REQUEST:
Reproduce exactly, with no pictures, each line from the opening of the material down through the line containing "import plotly.graph_objects as go".

⟨

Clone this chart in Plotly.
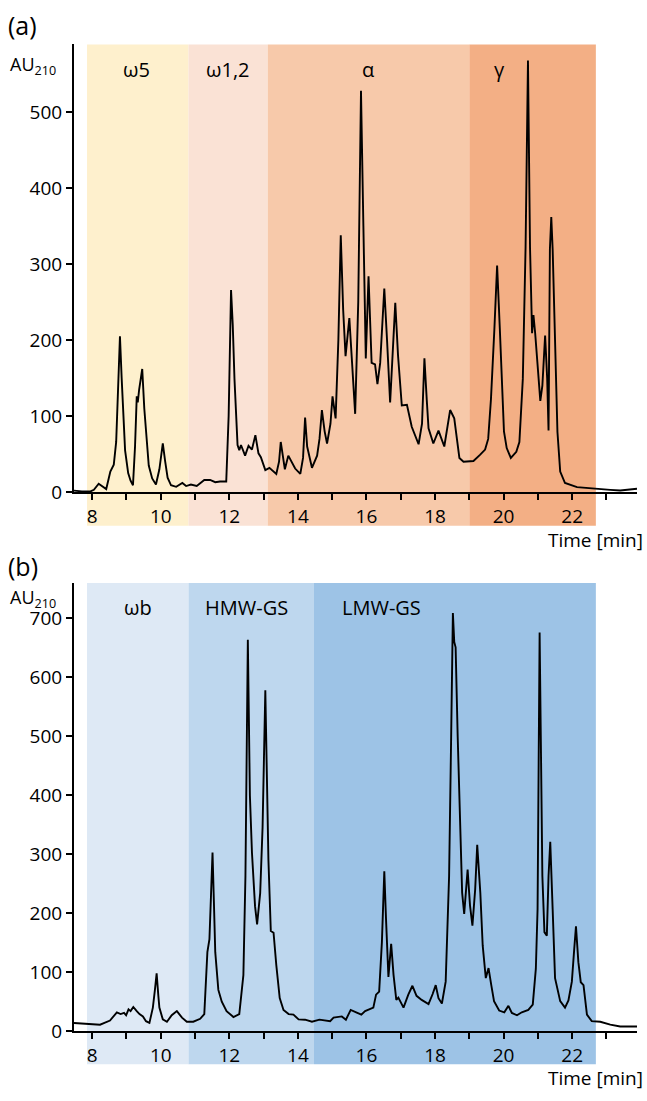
import plotly.graph_objects as go

# ---------------- data ----------------
# (a) chromatogram: retention time [min] and absorbance AU210
time_a = [7.47, 7.7, 7.95, 8.05, 8.19, 8.30, 8.41, 8.53, 8.63, 8.70, 8.76, 8.81, 8.86, 8.90, 8.96, 9.05, 9.12, 9.19,
          9.25, 9.30, 9.33, 9.37, 9.46, 9.52, 9.58, 9.65, 9.75, 9.86, 9.96, 10.06, 10.13, 10.20, 10.30, 10.45, 10.63,
          10.74, 10.88, 11.05, 11.27, 11.44, 11.59, 11.73, 11.91, 11.98, 12.05, 12.10, 12.15, 12.24, 12.29, 12.34,
          12.46, 12.56, 12.66, 12.76, 12.85, 12.92, 13.05, 13.17, 13.37, 13.45, 13.50, 13.58, 13.62, 13.72, 13.92,
          14.07, 14.15, 14.21, 14.27, 14.41, 14.56, 14.63, 14.70, 14.78, 14.85, 14.95, 15.01, 15.10, 15.18, 15.25,
          15.32, 15.39, 15.50, 15.58, 15.67, 15.76, 15.84, 15.91, 15.98, 16.06, 16.15, 16.25, 16.32, 16.40, 16.52,
          16.60, 16.69, 16.84, 16.92, 17.03, 17.18, 17.32, 17.52, 17.62, 17.69, 17.76, 17.81, 17.95, 18.10, 18.27,
          18.44, 18.56, 18.71, 18.83, 19.12, 19.31, 19.46, 19.55, 19.63, 19.73, 19.81, 19.89, 19.94, 20.01, 20.09,
          20.21, 20.37, 20.46, 20.56, 20.64, 20.71, 20.77, 20.83, 20.87, 20.92, 20.99, 21.07, 21.13, 21.21, 21.27,
          21.31, 21.35, 21.39, 21.43, 21.47, 21.50, 21.57, 21.65, 21.79, 22.14, 22.62, 23.11, 23.40, 23.89]
au_a = [2, 1, 1, 3, 11, 8, 4, 27, 36, 66, 140, 205, 150, 105, 55, 25, 15, 9,
        60, 126, 118, 135, 162, 110, 70, 35, 18, 10, 30, 64, 40, 19, 9, 7, 12,
        8, 10, 8, 16, 16, 13, 14, 14, 100, 266, 220, 149, 62, 55, 62,
        48, 61, 56, 75, 51, 46, 29, 32, 24, 40, 66, 40, 30, 48, 31,
        24, 45, 98, 60, 32, 48, 70, 108, 80, 64, 90, 126, 97, 200, 338,
        240, 179, 229, 170, 103, 250, 528, 350, 176, 284, 170, 168, 142, 170, 268,
        200, 118, 249, 180, 114, 115, 86, 63, 90, 176, 120, 84, 64, 81, 60,
        108, 97, 45, 40, 41, 49, 56, 70, 122, 214, 298, 214, 149, 80, 58,
        45, 53, 66, 149, 322, 568, 322, 209, 233, 209, 162, 120, 140, 206, 150,
        81, 320, 362, 320, 250, 192, 79, 27, 12, 6.5, 4.4, 3, 2.1, 4.4]

# (b) chromatogram
time_b = [7.47, 7.8, 8.23, 8.52, 8.72, 8.83, 8.93, 8.99, 9.06, 9.12, 9.20, 9.30, 9.38, 9.48, 9.57, 9.67, 9.77, 9.83,
          9.88, 9.93, 9.96, 10.06, 10.18, 10.32, 10.47, 10.62, 10.76, 10.95, 11.15, 11.27, 11.36, 11.42, 11.47,
          11.51, 11.55, 11.59, 11.68, 11.78, 11.92, 12.12, 12.29, 12.41, 12.47, 12.54, 12.60, 12.66, 12.75, 12.81,
          12.90, 12.97, 13.05, 13.10, 13.14, 13.21, 13.29, 13.37, 13.47, 13.58, 13.73, 13.87, 14.02, 14.21, 14.41,
          14.63, 14.94, 15.04, 15.28, 15.40, 15.54, 15.70, 15.85, 15.96, 16.11, 16.20, 16.28, 16.37, 16.45, 16.52,
          16.57, 16.64, 16.72, 16.79, 16.87, 16.93, 17.08, 17.22, 17.34, 17.46, 17.61, 17.81, 17.93, 18.02, 18.10,
          18.20, 18.31, 18.41, 18.47, 18.52, 18.56, 18.60, 18.66, 18.72, 18.79, 18.85, 18.95, 19.02, 19.09, 19.17,
          19.23, 19.32, 19.39, 19.48, 19.56, 19.64, 19.72, 19.87, 20.02, 20.14, 20.24, 20.39, 20.53, 20.72, 20.85,
          20.94, 20.99, 21.05, 21.13, 21.19, 21.26, 21.31, 21.36, 21.43, 21.50, 21.65, 21.79, 21.89, 21.99, 22.06,
          22.11, 22.18, 22.25, 22.33, 22.43, 22.57, 22.82, 23.11, 23.40, 23.93]
au_b = [14, 13, 11, 18, 32, 29, 31, 27, 37, 34, 41, 34, 29, 25, 17, 14, 40, 70,
        98, 60, 40, 20, 16, 27, 34, 23, 16, 16, 21, 29, 134, 156, 230,
        303, 220, 134, 70, 50, 34, 24, 29, 95, 263, 664, 400, 303, 212, 181,
        234, 346, 578, 400, 291, 170, 167, 112, 56, 36, 29, 28, 20, 19.5, 16,
        19.5, 17, 23, 25, 19.5, 36, 32, 28, 34, 38, 40, 62, 67, 151, 271,
        190, 92, 148, 95, 53, 57, 40, 62, 77, 60, 53, 46, 63, 78, 56,
        47, 84, 263, 500, 709, 660, 651, 500, 363, 235, 199, 274, 213, 179, 240,
        316, 235, 145, 90, 107, 78, 51, 35, 32, 43, 31, 27, 32, 36, 45,
        106, 207, 676, 263, 168, 162, 263, 321, 207, 90, 51, 40, 52, 84, 140,
        178, 117, 83, 78, 28, 17, 16, 11, 8, 8]

# shaded fractions: names, start/end times, colours
bands_a = ["ω5", "ω1,2", "α", "γ"]
band_edges_a = [7.85, 10.81, 13.12, 19.0, 22.69]
band_colors_a = ["#FEF0CD", "#FAE2D5", "#F7C9AA", "#F3AF85"]

bands_b = ["ωb", "HMW-GS", "LMW-GS"]
band_edges_b = [7.85, 10.81, 14.47, 22.69]
band_colors_b = ["#DEE9F5", "#BED7EE", "#9DC3E6"]

x_major_ticks = [8, 10, 12, 14, 16, 18, 20, 22]
x_minor_ticks = [9, 11, 13, 15, 17, 19, 21, 23]
y_ticks_a = [0, 100, 200, 300, 400, 500]
y_ticks_b = [0, 100, 200, 300, 400, 500, 600, 700]

# ---------------- figure ----------------
W, H = 647, 1101
FONT = "Open Sans"


def py(px):  # pixel row -> paper fraction
    return 1 - px / H


def pxx(px):
    return px / W


fig = go.Figure()
fig.add_trace(go.Scatter(x=time_a, y=au_a, mode="lines", line=dict(color="black", width=1.9),
                         xaxis="x", yaxis="y", hoverinfo="skip", showlegend=False))
fig.add_trace(go.Scatter(x=time_b, y=au_b, mode="lines", line=dict(color="black", width=1.9),
                         xaxis="x2", yaxis="y2", hoverinfo="skip", showlegend=False))

xdom = [pxx(74), pxx(637)]
axis_common = dict(showline=True, linecolor="black", linewidth=2, ticks="outside", ticklen=6,
                   tickwidth=1.5, tickcolor="black", showgrid=False, zeroline=False,
                   tickfont=dict(family=FONT, size=19, color="black"))
minor_x = dict(tickvals=x_minor_ticks, ticks="outside", ticklen=6, tickwidth=1.5, tickcolor="black",
               showgrid=False)

fig.update_layout(
    width=W, height=H, margin=dict(l=0, r=0, t=0, b=0),
    paper_bgcolor="white", plot_bgcolor="rgba(0,0,0,0)",
    xaxis=dict(domain=xdom, range=[7.47, 23.89], anchor="y", tickvals=x_major_ticks, minor=minor_x,
               **axis_common),
    yaxis=dict(domain=[py(498), py(45)], range=[0, 589], anchor="x", tickvals=y_ticks_a, **axis_common),
    xaxis2=dict(domain=xdom, range=[7.47, 23.89], anchor="y2", tickvals=x_major_ticks, minor=minor_x,
                **axis_common),
    yaxis2=dict(domain=[py(1043.5), py(590)], range=[0, 760], anchor="x2", tickvals=y_ticks_b,
                **axis_common),
)

shapes = []
for i, c in enumerate(band_colors_a):
    shapes.append(dict(type="rect", xref="x", yref="paper", x0=band_edges_a[i], x1=band_edges_a[i + 1],
                       y0=py(532), y1=py(45), fillcolor=c, line=dict(width=0), layer="below"))
for i, c in enumerate(band_colors_b):
    shapes.append(dict(type="rect", xref="x2", yref="paper", x0=band_edges_b[i], x1=band_edges_b[i + 1],
                       y0=py(1077), y1=py(590), fillcolor=c, line=dict(width=0), layer="below"))
fig.update_layout(shapes=shapes)

ann = []
label_font = dict(family=FONT, size=20, color="black")
label_x_a = [9.3, 11.95, 16.05, 19.87]
for name, xc in zip(bands_a, label_x_a):
    ann.append(dict(x=xc, y=py(70), xref="x", yref="paper", text=name, showarrow=False,
                    font=label_font, xanchor="center", yanchor="middle"))
label_x_b = [9.35, 12.5, 16.45]
for name, xc in zip(bands_b, label_x_b):
    ann.append(dict(x=xc, y=py(615), xref="x2", yref="paper", text=name, showarrow=False,
                    font=label_font, xanchor="center", yanchor="middle"))

for txt, ypx in [("(a)", 25), ("(b)", 573)]:
    ann.append(dict(x=pxx(6), y=py(ypx), xref="paper", yref="paper", text=txt, showarrow=False,
                    font=dict(family=FONT, size=25, color="black"), xanchor="left", yanchor="middle"))
for ypx in [66, 606]:
    ann.append(dict(x=pxx(8), y=py(ypx), xref="paper", yref="paper", text="AU<sub>210</sub>",
                    showarrow=False, font=dict(family=FONT, size=18, color="black"),
                    xanchor="left", yanchor="middle"))
for ypx in [546, 1091]:
    ann.append(dict(x=pxx(645), y=py(ypx), xref="paper", yref="paper", text="Time [min]",
                    showarrow=False, font=dict(family=FONT, size=19, color="black"),
                    xanchor="right", yanchor="middle"))
fig.update_layout(annotations=ann)

fig.write_html("out.html", post_script="document.body.style.margin='0px';",
               config={"displayModeBar": False})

⟩

WRITTEN SOLUTION:
Clone this chart in Plotly.
import plotly.graph_objects as go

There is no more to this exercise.